The major clans which inhabit Jammaame district includes Biimaal, Sheeqaal, Mashuunguli (Jareerweyne - along both sides of River Juba), other types of Dir Surre (because Biimaal clan considers itself as a Dir clan). There are also some people belonging to Tunni, Ogaadeen (in Dhesheeg Waamo area), and Gaal Jecel on the northwest side of the district. The Riibi clan [Ajuuraan] is a society that works in hunting and wild fruit gathering. For more than a century, Jammaamans practised equal opportunities, inclusion and hospitality to the Koyto people (new arrivals), people from different parts of Somalia attracted by the agricultural wealth of the town. Examples of the Koyto people consisted of Majeerteen, Awrtable, Habar Gidir, and various Hawiyye tribes (Hiraab) that settled and inhabited Jammaame and its surrounding for more than a century.

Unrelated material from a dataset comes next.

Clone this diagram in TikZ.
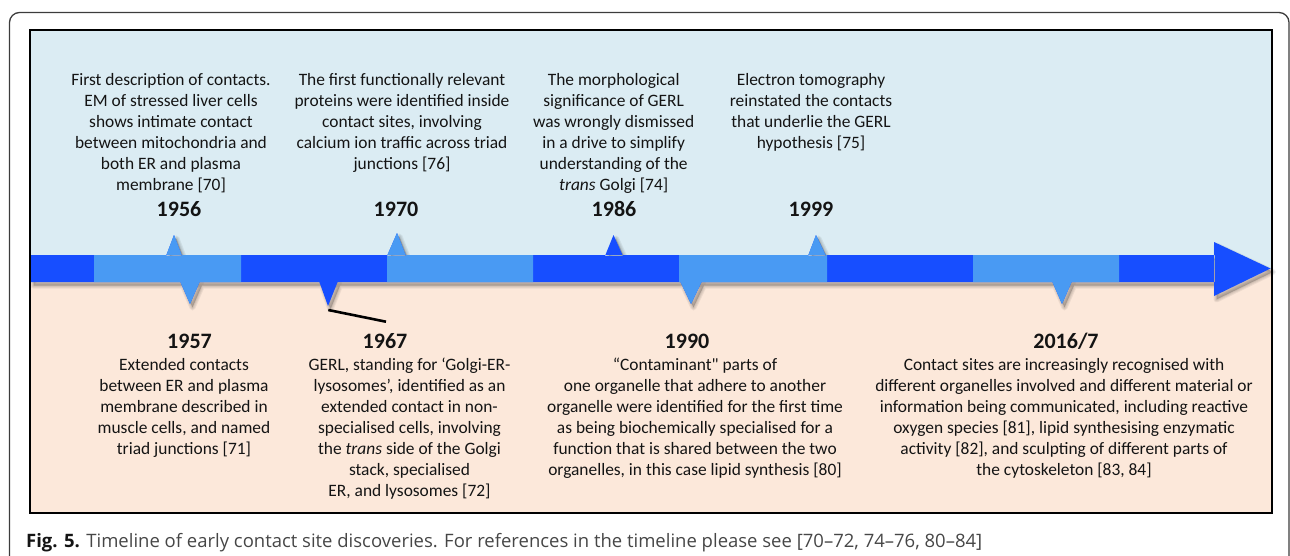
\documentclass[tikz,border=0pt]{standalone}
\usepackage{fontspec}
\setmainfont{Carlito}[Ligatures=TeXOff]
\newfontfamily\capfont{Open Sans}[Ligatures=TeXOff]
\usepackage{graphicx}
\definecolor{topbg}{RGB}{219,236,243}
\definecolor{botbg}{RGB}{252,232,218}
\definecolor{darkbl}{RGB}{23,78,255}
\definecolor{lightbl}{RGB}{73,154,243}
\definecolor{txtcol}{RGB}{20,20,20}
\definecolor{capgray}{RGB}{70,70,70}
\definecolor{framegray}{RGB}{60,60,60}
\newcommand{\blk}[1]{\begin{tabular}[t]{@{}c@{}}#1\end{tabular}}
\tikzset{
  txt/.style={anchor=base, inner sep=0pt, font=\fontsize{17.4}{21}\selectfont, text=txtcol},
  yr/.style={anchor=base, inner sep=0pt, font=\fontsize{22}{26}\selectfont\bfseries, text=txtcol},
  barshape/.style={insert path={
    (31,255) rectangle (1215,282)
    (1214,242) -- (1270.5,268.5) -- (1214,296) -- cycle
    (166,256) -- (174,235) -- (182,256) -- cycle
    (387,256) -- (397,233) -- (406,256) -- cycle
    (605,256) -- (613.5,235) -- (623,256) -- cycle
    (808,256) -- (816,235) -- (826,256) -- cycle
    (180,281) -- (190,304) -- (200,281) -- cycle
    (319,281) -- (328,306) -- (338,281) -- cycle
    (680,281) -- (691,304) -- (702,281) -- cycle
    (1052,281) -- (1062,304) -- (1072,281) -- cycle
  }},
  lightpart/.style={insert path={
    (94,255) rectangle (241,282)
    (387,255) rectangle (533,282)
    (679,255) rectangle (827,282)
    (973,255) rectangle (1119,282)
    (166,256) -- (174,235) -- (182,256) -- cycle
    (387,256) -- (397,233) -- (406,256) -- cycle
    (808,256) -- (816,235) -- (826,256) -- cycle
    (180,281) -- (190,304) -- (200,281) -- cycle
    (680,281) -- (691,304) -- (702,281) -- cycle
    (1052,281) -- (1062,304) -- (1072,281) -- cycle
  }},
  leader/.style={line width=2.6pt, draw=black}
}
\begin{document}
\begin{tikzpicture}[x=1pt, y=-1pt]
\useasboundingbox (0,0) rectangle (1290,555);
\begin{scope}
\clip (0,0) rectangle (1290,555);
% outer frame
\draw[framegray, line width=1.3pt, rounded corners=10pt] (9.5,620) -- (9.5,12.5) -- (1289,12.5) -- (1289,620);
% inner panel
\fill[topbg] (30,30) rectangle (1272,268.5);
\fill[botbg] (30,268.5) rectangle (1272,513);
% shadow of the timeline bar
\begin{scope}[shift={(2.5,3.5)}]
  \foreach \w in {6,4,2} {
    \path[draw=black, line width=\w pt, line join=round, draw opacity=0.06, barshape];
  }
  \path[fill=black, fill opacity=0.2, barshape];
\end{scope}
\draw[black, line width=2.6pt] (30,30) rectangle (1272,513);
% timeline bar
\path[fill=darkbl, barshape];
\path[fill=lightbl, lightpart];
% leader line of 1967
\coordinate (t1967) at (328.3,310);
\coordinate (l1967) at (386,321.7);
\draw[leader] (t1967) -- (l1967);
\end{scope}

% upper texts
\node[txt] (d1956) at (171,85) {\blk{First description of contacts.\\EM of stressed liver cells\\shows intimate contact\\between mitochondria and\\both ER and plasma\\membrane [70]}};
\node[yr] (y1956) at (179,216) {1956};
\node[txt] (d1970) at (402,85) {\blk{The first functionally relevant\\proteins were identified inside\\contact sites, involving\\calcium ion traffic across triad\\junctions [76]}};
\node[yr] (y1970) at (396,216) {1970};
\node[txt] (d1986) at (613.7,85) {\blk{The morphological\\significance of GERL\\was wrongly dismissed\\in a drive to simplify\\understanding of the\\\textit{trans} Golgi [74]}};
\node[yr] (y1986) at (614,216) {1986};
\node[txt] (d1999) at (811,85) {\blk{Electron tomography\\reinstated the contacts\\that underlie the GERL\\hypothesis [75]}};
\node[yr] (y1999) at (811,216) {1999};

% lower texts
\node[yr] (y1957) at (189.5,348) {1957};
\node[txt] (d1957) at (184,370.7) {\blk{Extended contacts\\between ER and plasma\\membrane described in\\muscle cells, and named\\triad junctions [71]}};
\node[yr] (y1967) at (385,348) {1967};
\node[txt] (d1967) at (409.5,370.7) {\blk{GERL, standing for ‘Golgi-ER-\\lysosomes’, identified as an\\extended contact in non-\\specialised cells, involving\\the \textit{trans} side of the Golgi\\stack, specialised\\ER, and lysosomes [72]}};
\node[yr] (y1990) at (687,348) {1990};
\node[txt] (d1990) at (695,370.7) {\blk{“Contaminant" parts of\\one organelle that adhere to another\\organelle were identified for the first time\\as being biochemically specialised for a\\function that is shared between the two\\organelles, in this case lipid synthesis [80]}};
\node[yr] (y2016) at (1066,348) {2016/7};
\node[txt] (d2016) at (1064,370.7) {\blk{Contact sites are increasingly recognised with\\different organelles involved and different material or\\information being communicated, including reactive\\oxygen species [81], lipid synthesising enzymatic\\activity [82], and sculpting of different parts of\\the cytoskeleton [83, 84]}};

% caption
\node[anchor=base west, inner sep=0pt] (cap) at (26,547) {\resizebox{956pt}{!}{\capfont\fontsize{17}{20}\selectfont\textcolor{txtcol}{\textbf{Fig. 5.}} \textcolor{capgray}{Timeline of early contact site discoveries. For references in the timeline please see [70–72, 74–76, 80–84]}}};
\end{tikzpicture}
\end{document}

The new arrivals from provinces north of Mogadishu were called Galti. Those who lived for more than a generation were considered not to be Galtis.
In addition to agriculture, Jammaame had some factories: two ginneries, separating cotton from its seeds. One of the ginnery was at Societa Roman at Buulo Eeji, and the other one was at Siisi. The third factory was the packing factory at Araare, before the road from Jammaame to Kismaayo crosses River Juba at Araare Bridge. Juba Sugar Factory (in Jilib District), was nearer to Jammaame than Jilib, gave Jammaamans lots of employment opportunity.
The last day I was in Jammaame was in 1983, when I went there to fetch my ailing father for hospitalization in Mogadishu. My father was buried in Kamsuuma, in Jammaame District. It is long time ago since I lived and grew up in this district, and what I keep today is only memories and reflections from the past. These reflections from the past are becoming more vivid day after day due to nostalgia.
I wonder how Jammaame is at present, and whether some of my old friends from the Dugsi Time live there. I wonder whether my friends Ibrahim Gurey, Darbaweyne, Mohamed Ali Muumin and many others still live there! I know that many of classmates and friends currently reside in North America, Europe and the Middle East.
From a Jammaaman who keeps Jammaame in his heart and lives and strengthened by its memory and who is looking forward to the days of going back to the roots!